Chemical factors in the soil, atmosphere, and water supply of ecosystems are often determined by abiotic factors that take place over geological time scales. These can include elements that influence land composition like volcanic activity, and wind and water currents that are channeled by lunar tidal cycles. Temperature ranges within a climate are also influenced by the elevation of the land, as well as how the terrain influences rainfall patterns and air pressure systems that flow over it.
The effects of living organisms on an environment are often intertwined with abiotic factors to such a degree that, when one is drastically changed, so is the other. Human activity in an environment can also alter natural abiotic factors like rainfall patterns which, over time, can change the local ecosystem and the organisms capable of surviving there. The best example of this in history is the process of deforestation.
Extensive tropical or temperate forests, such as once existed in the Fertile Crescent along a large eastern shore region bordering on the Mediterranean sea, maintained rainfall patterns that kept the ecosystem lush and ecologically diverse for many of Earth's earliest civilizations. Intense deforestation of the Fertile Crescent region by various societies from the Sumerians in 2,000 BC up to the time of the Roman Empire reduced forest cover to 10% of former levels, resulting in salinization of the water and soil, and greatly-reduced yearly rainfall that changed the climate to a hot, desert region where few plants or animals could thrive.

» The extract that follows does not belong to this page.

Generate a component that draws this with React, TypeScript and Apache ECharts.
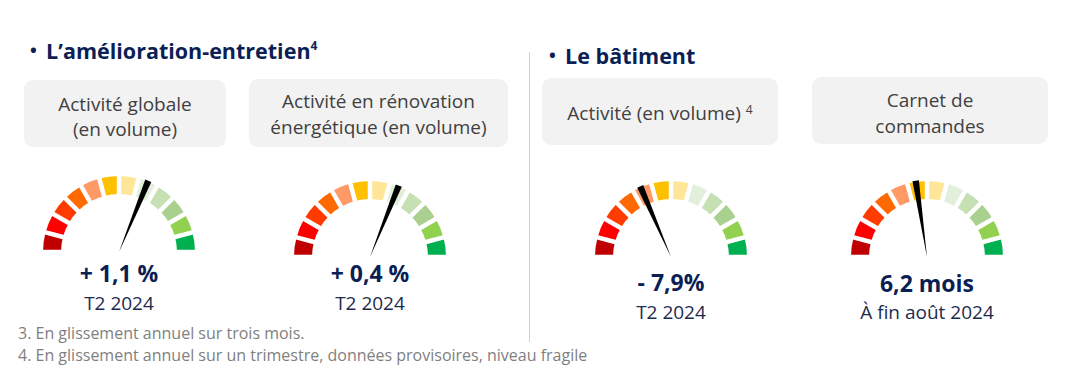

A similar pattern is taking place in contemporary times with the rapid deforestation of the Amazon river basin in South America. It is estimated that 20% of the Amazon rainforest has already been cut down as of 2011, and another 20% will vanish within the next two decades. At this point, environmental scientists believe that the forest will reach a tipping point, where abiotic factors will begin to unravel its natural ecosystems. This is in part due to the fact that the forest produces half of its own rainfall by the moisture it releases back into the air, and this drying out of the region will lead to an increase in other abiotic factors, such as spreading wildfires, droughts, and the release of greenhouse gasses as the forest dies back that contribute to global warming and perpetuate abiotic influences further.